### SHORT TASK
Copy every line of the listing exactly.
********************
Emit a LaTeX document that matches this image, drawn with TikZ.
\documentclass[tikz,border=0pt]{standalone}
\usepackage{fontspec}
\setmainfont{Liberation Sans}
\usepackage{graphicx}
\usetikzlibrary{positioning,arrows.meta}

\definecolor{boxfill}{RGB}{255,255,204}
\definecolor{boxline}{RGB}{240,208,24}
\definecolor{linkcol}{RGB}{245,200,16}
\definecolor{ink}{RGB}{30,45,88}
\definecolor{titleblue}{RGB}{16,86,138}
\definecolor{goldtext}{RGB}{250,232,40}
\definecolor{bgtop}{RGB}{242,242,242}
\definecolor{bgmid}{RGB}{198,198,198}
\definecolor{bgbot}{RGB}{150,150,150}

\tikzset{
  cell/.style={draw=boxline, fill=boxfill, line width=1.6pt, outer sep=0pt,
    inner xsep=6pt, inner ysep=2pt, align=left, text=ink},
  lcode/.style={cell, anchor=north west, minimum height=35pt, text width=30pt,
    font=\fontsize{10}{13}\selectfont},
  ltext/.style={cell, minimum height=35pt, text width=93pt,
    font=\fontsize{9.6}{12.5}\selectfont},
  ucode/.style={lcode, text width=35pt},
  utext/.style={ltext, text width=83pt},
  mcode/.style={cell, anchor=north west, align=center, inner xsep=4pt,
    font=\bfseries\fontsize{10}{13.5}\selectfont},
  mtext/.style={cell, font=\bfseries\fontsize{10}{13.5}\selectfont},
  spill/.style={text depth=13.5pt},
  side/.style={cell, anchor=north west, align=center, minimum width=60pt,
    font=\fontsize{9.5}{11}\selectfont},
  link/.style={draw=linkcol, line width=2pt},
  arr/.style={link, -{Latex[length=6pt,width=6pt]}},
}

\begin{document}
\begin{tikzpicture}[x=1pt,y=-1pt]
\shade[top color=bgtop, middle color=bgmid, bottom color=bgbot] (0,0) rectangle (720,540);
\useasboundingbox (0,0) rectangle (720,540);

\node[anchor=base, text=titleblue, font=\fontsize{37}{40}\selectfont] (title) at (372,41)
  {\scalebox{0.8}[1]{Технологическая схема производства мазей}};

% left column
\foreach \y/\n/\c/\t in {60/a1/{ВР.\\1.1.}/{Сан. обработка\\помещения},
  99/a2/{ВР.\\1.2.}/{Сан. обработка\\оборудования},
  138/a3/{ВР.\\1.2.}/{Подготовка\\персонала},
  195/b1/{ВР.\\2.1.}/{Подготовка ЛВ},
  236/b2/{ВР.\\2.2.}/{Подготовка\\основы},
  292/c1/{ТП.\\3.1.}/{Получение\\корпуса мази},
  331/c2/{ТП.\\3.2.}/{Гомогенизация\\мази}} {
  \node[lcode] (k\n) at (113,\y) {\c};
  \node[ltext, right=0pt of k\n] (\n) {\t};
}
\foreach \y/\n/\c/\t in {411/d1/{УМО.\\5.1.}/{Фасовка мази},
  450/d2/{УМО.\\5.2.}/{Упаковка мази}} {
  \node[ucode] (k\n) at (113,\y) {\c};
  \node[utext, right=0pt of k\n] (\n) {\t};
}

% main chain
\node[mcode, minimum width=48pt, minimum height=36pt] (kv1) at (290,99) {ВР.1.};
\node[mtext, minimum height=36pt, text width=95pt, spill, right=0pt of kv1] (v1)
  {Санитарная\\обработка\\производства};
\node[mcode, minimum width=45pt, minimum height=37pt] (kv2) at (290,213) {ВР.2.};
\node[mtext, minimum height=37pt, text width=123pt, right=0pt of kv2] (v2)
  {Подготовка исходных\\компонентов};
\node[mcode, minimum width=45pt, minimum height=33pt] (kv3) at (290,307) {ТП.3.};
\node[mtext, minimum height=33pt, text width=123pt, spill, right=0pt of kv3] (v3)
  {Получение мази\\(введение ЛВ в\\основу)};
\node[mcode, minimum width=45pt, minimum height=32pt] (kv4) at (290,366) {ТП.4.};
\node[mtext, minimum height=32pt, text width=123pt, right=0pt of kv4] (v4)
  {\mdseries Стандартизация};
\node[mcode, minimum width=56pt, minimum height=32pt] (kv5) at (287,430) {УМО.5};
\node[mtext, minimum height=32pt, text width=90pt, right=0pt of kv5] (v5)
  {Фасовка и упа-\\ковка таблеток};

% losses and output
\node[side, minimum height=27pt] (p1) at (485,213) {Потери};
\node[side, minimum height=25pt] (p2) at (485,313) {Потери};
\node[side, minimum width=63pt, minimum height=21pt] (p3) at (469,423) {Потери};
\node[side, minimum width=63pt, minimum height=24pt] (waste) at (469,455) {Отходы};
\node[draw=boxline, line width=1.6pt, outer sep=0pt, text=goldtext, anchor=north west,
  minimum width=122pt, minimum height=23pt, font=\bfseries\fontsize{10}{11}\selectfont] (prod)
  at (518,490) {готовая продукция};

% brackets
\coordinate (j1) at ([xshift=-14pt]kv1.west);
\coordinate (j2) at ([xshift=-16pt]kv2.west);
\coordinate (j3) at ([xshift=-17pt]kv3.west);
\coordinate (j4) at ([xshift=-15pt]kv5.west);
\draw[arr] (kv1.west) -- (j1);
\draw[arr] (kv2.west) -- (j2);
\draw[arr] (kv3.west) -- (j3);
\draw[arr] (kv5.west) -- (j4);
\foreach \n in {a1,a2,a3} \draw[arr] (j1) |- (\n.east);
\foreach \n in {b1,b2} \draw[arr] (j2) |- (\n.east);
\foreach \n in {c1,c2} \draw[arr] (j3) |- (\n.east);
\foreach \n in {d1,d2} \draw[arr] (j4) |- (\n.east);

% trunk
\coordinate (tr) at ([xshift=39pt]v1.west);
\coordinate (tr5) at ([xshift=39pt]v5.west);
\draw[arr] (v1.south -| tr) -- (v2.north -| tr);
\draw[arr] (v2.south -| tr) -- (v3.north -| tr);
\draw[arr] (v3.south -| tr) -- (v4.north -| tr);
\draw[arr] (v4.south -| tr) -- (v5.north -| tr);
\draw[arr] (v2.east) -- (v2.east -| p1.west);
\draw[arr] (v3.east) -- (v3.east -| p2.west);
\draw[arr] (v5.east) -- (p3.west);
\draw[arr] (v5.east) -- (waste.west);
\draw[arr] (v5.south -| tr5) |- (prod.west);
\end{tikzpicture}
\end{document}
********************
### COMPLETED TASK
Emit a LaTeX document that matches this image, drawn with TikZ.
\documentclass[tikz,border=0pt]{standalone}
\usepackage{fontspec}
\setmainfont{Liberation Sans}
\usepackage{graphicx}
\usetikzlibrary{positioning,arrows.meta}

\definecolor{boxfill}{RGB}{255,255,204}
\definecolor{boxline}{RGB}{240,208,24}
\definecolor{linkcol}{RGB}{245,200,16}
\definecolor{ink}{RGB}{30,45,88}
\definecolor{titleblue}{RGB}{16,86,138}
\definecolor{goldtext}{RGB}{250,232,40}
\definecolor{bgtop}{RGB}{242,242,242}
\definecolor{bgmid}{RGB}{198,198,198}
\definecolor{bgbot}{RGB}{150,150,150}

\tikzset{
  cell/.style={draw=boxline, fill=boxfill, line width=1.6pt, outer sep=0pt,
    inner xsep=6pt, inner ysep=2pt, align=left, text=ink},
  lcode/.style={cell, anchor=north west, minimum height=35pt, text width=30pt,
    font=\fontsize{10}{13}\selectfont},
  ltext/.style={cell, minimum height=35pt, text width=93pt,
    font=\fontsize{9.6}{12.5}\selectfont},
  ucode/.style={lcode, text width=35pt},
  utext/.style={ltext, text width=83pt},
  mcode/.style={cell, anchor=north west, align=center, inner xsep=4pt,
    font=\bfseries\fontsize{10}{13.5}\selectfont},
  mtext/.style={cell, font=\bfseries\fontsize{10}{13.5}\selectfont},
  spill/.style={text depth=13.5pt},
  side/.style={cell, anchor=north west, align=center, minimum width=60pt,
    font=\fontsize{9.5}{11}\selectfont},
  link/.style={draw=linkcol, line width=2pt},
  arr/.style={link, -{Latex[length=6pt,width=6pt]}},
}

\begin{document}
\begin{tikzpicture}[x=1pt,y=-1pt]
\shade[top color=bgtop, middle color=bgmid, bottom color=bgbot] (0,0) rectangle (720,540);
\useasboundingbox (0,0) rectangle (720,540);

\node[anchor=base, text=titleblue, font=\fontsize{37}{40}\selectfont] (title) at (372,41)
  {\scalebox{0.8}[1]{Технологическая схема производства мазей}};

% left column
\foreach \y/\n/\c/\t in {60/a1/{ВР.\\1.1.}/{Сан. обработка\\помещения},
  99/a2/{ВР.\\1.2.}/{Сан. обработка\\оборудования},
  138/a3/{ВР.\\1.2.}/{Подготовка\\персонала},
  195/b1/{ВР.\\2.1.}/{Подготовка ЛВ},
  236/b2/{ВР.\\2.2.}/{Подготовка\\основы},
  292/c1/{ТП.\\3.1.}/{Получение\\корпуса мази},
  331/c2/{ТП.\\3.2.}/{Гомогенизация\\мази}} {
  \node[lcode] (k\n) at (113,\y) {\c};
  \node[ltext, right=0pt of k\n] (\n) {\t};
}
\foreach \y/\n/\c/\t in {411/d1/{УМО.\\5.1.}/{Фасовка мази},
  450/d2/{УМО.\\5.2.}/{Упаковка мази}} {
  \node[ucode] (k\n) at (113,\y) {\c};
  \node[utext, right=0pt of k\n] (\n) {\t};
}

% main chain
\node[mcode, minimum width=48pt, minimum height=36pt] (kv1) at (290,99) {ВР.1.};
\node[mtext, minimum height=36pt, text width=95pt, spill, right=0pt of kv1] (v1)
  {Санитарная\\обработка\\производства};
\node[mcode, minimum width=45pt, minimum height=37pt] (kv2) at (290,213) {ВР.2.};
\node[mtext, minimum height=37pt, text width=123pt, right=0pt of kv2] (v2)
  {Подготовка исходных\\компонентов};
\node[mcode, minimum width=45pt, minimum height=33pt] (kv3) at (290,307) {ТП.3.};
\node[mtext, minimum height=33pt, text width=123pt, spill, right=0pt of kv3] (v3)
  {Получение мази\\(введение ЛВ в\\основу)};
\node[mcode, minimum width=45pt, minimum height=32pt] (kv4) at (290,366) {ТП.4.};
\node[mtext, minimum height=32pt, text width=123pt, right=0pt of kv4] (v4)
  {\mdseries Стандартизация};
\node[mcode, minimum width=56pt, minimum height=32pt] (kv5) at (287,430) {УМО.5};
\node[mtext, minimum height=32pt, text width=90pt, right=0pt of kv5] (v5)
  {Фасовка и упа-\\ковка таблеток};

% losses and output
\node[side, minimum height=27pt] (p1) at (485,213) {Потери};
\node[side, minimum height=25pt] (p2) at (485,313) {Потери};
\node[side, minimum width=63pt, minimum height=21pt] (p3) at (469,423) {Потери};
\node[side, minimum width=63pt, minimum height=24pt] (waste) at (469,455) {Отходы};
\node[draw=boxline, line width=1.6pt, outer sep=0pt, text=goldtext, anchor=north west,
  minimum width=122pt, minimum height=23pt, font=\bfseries\fontsize{10}{11}\selectfont] (prod)
  at (518,490) {готовая продукция};

% brackets
\coordinate (j1) at ([xshift=-14pt]kv1.west);
\coordinate (j2) at ([xshift=-16pt]kv2.west);
\coordinate (j3) at ([xshift=-17pt]kv3.west);
\coordinate (j4) at ([xshift=-15pt]kv5.west);
\draw[arr] (kv1.west) -- (j1);
\draw[arr] (kv2.west) -- (j2);
\draw[arr] (kv3.west) -- (j3);
\draw[arr] (kv5.west) -- (j4);
\foreach \n in {a1,a2,a3} \draw[arr] (j1) |- (\n.east);
\foreach \n in {b1,b2} \draw[arr] (j2) |- (\n.east);
\foreach \n in {c1,c2} \draw[arr] (j3) |- (\n.east);
\foreach \n in {d1,d2} \draw[arr] (j4) |- (\n.east);

% trunk
\coordinate (tr) at ([xshift=39pt]v1.west);
\coordinate (tr5) at ([xshift=39pt]v5.west);
\draw[arr] (v1.south -| tr) -- (v2.north -| tr);
\draw[arr] (v2.south -| tr) -- (v3.north -| tr);
\draw[arr] (v3.south -| tr) -- (v4.north -| tr);
\draw[arr] (v4.south -| tr) -- (v5.north -| tr);
\draw[arr] (v2.east) -- (v2.east -| p1.west);
\draw[arr] (v3.east) -- (v3.east -| p2.west);
\draw[arr] (v5.east) -- (p3.west);
\draw[arr] (v5.east) -- (waste.west);
\draw[arr] (v5.south -| tr5) |- (prod.west);
\end{tikzpicture}
\end{document}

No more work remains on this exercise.